Given exercise: Write out the entire listing below exactly as it appears, minus any pictures.

::::::::::

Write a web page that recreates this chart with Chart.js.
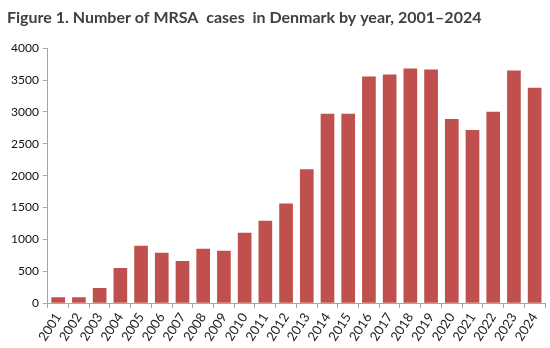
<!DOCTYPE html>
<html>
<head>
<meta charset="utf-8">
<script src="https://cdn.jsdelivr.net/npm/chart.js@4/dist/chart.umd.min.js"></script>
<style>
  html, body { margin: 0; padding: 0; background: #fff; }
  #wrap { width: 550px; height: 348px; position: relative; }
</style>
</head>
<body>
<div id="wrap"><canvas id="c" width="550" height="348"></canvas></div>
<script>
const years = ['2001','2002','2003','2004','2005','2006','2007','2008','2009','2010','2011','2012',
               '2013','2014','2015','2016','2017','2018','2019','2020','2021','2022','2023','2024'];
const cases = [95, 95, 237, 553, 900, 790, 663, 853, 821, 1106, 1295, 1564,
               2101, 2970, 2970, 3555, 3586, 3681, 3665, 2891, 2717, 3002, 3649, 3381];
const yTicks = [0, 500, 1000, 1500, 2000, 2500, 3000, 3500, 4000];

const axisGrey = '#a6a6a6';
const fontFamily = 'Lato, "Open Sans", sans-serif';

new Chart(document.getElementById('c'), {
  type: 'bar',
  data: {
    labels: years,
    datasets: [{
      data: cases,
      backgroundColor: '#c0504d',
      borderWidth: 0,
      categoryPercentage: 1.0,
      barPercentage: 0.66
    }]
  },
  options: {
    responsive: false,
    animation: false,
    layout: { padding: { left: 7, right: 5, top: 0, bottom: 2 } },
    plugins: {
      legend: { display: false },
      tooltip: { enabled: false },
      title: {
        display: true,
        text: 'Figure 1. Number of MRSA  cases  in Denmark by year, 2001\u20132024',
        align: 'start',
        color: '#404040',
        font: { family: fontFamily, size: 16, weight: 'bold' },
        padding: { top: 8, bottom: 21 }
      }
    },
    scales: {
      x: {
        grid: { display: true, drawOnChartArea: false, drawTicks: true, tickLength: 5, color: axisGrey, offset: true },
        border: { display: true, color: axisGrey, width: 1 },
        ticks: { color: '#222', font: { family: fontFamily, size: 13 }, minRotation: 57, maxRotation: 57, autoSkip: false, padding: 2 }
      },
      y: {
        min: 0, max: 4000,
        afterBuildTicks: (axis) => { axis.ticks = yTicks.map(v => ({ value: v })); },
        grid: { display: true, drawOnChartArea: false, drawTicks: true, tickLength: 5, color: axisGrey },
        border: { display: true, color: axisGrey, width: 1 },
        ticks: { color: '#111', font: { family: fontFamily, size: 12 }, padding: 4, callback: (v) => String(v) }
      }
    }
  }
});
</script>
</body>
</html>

::::::::::

In response:
Write a web page that recreates this chart with Chart.js.
<!DOCTYPE html>
<html>
<head>
<meta charset="utf-8">
<script src="https://cdn.jsdelivr.net/npm/chart.js@4/dist/chart.umd.min.js"></script>
<style>
  html, body { margin: 0; padding: 0; background: #fff; }
  #wrap { width: 550px; height: 348px; position: relative; }
</style>
</head>
<body>
<div id="wrap"><canvas id="c" width="550" height="348"></canvas></div>
<script>
const years = ['2001','2002','2003','2004','2005','2006','2007','2008','2009','2010','2011','2012',
               '2013','2014','2015','2016','2017','2018','2019','2020','2021','2022','2023','2024'];
const cases = [95, 95, 237, 553, 900, 790, 663, 853, 821, 1106, 1295, 1564,
               2101, 2970, 2970, 3555, 3586, 3681, 3665, 2891, 2717, 3002, 3649, 3381];
const yTicks = [0, 500, 1000, 1500, 2000, 2500, 3000, 3500, 4000];

const axisGrey = '#a6a6a6';
const fontFamily = 'Lato, "Open Sans", sans-serif';

new Chart(document.getElementById('c'), {
  type: 'bar',
  data: {
    labels: years,
    datasets: [{
      data: cases,
      backgroundColor: '#c0504d',
      borderWidth: 0,
      categoryPercentage: 1.0,
      barPercentage: 0.66
    }]
  },
  options: {
    responsive: false,
    animation: false,
    layout: { padding: { left: 7, right: 5, top: 0, bottom: 2 } },
    plugins: {
      legend: { display: false },
      tooltip: { enabled: false },
      title: {
        display: true,
        text: 'Figure 1. Number of MRSA  cases  in Denmark by year, 2001\u20132024',
        align: 'start',
        color: '#404040',
        font: { family: fontFamily, size: 16, weight: 'bold' },
        padding: { top: 8, bottom: 21 }
      }
    },
    scales: {
      x: {
        grid: { display: true, drawOnChartArea: false, drawTicks: true, tickLength: 5, color: axisGrey, offset: true },
        border: { display: true, color: axisGrey, width: 1 },
        ticks: { color: '#222', font: { family: fontFamily, size: 13 }, minRotation: 57, maxRotation: 57, autoSkip: false, padding: 2 }
      },
      y: {
        min: 0, max: 4000,
        afterBuildTicks: (axis) => { axis.ticks = yTicks.map(v => ({ value: v })); },
        grid: { display: true, drawOnChartArea: false, drawTicks: true, tickLength: 5, color: axisGrey },
        border: { display: true, color: axisGrey, width: 1 },
        ticks: { color: '#111', font: { family: fontFamily, size: 12 }, padding: 4, callback: (v) => String(v) }
      }
    }
  }
});
</script>
</body>
</html>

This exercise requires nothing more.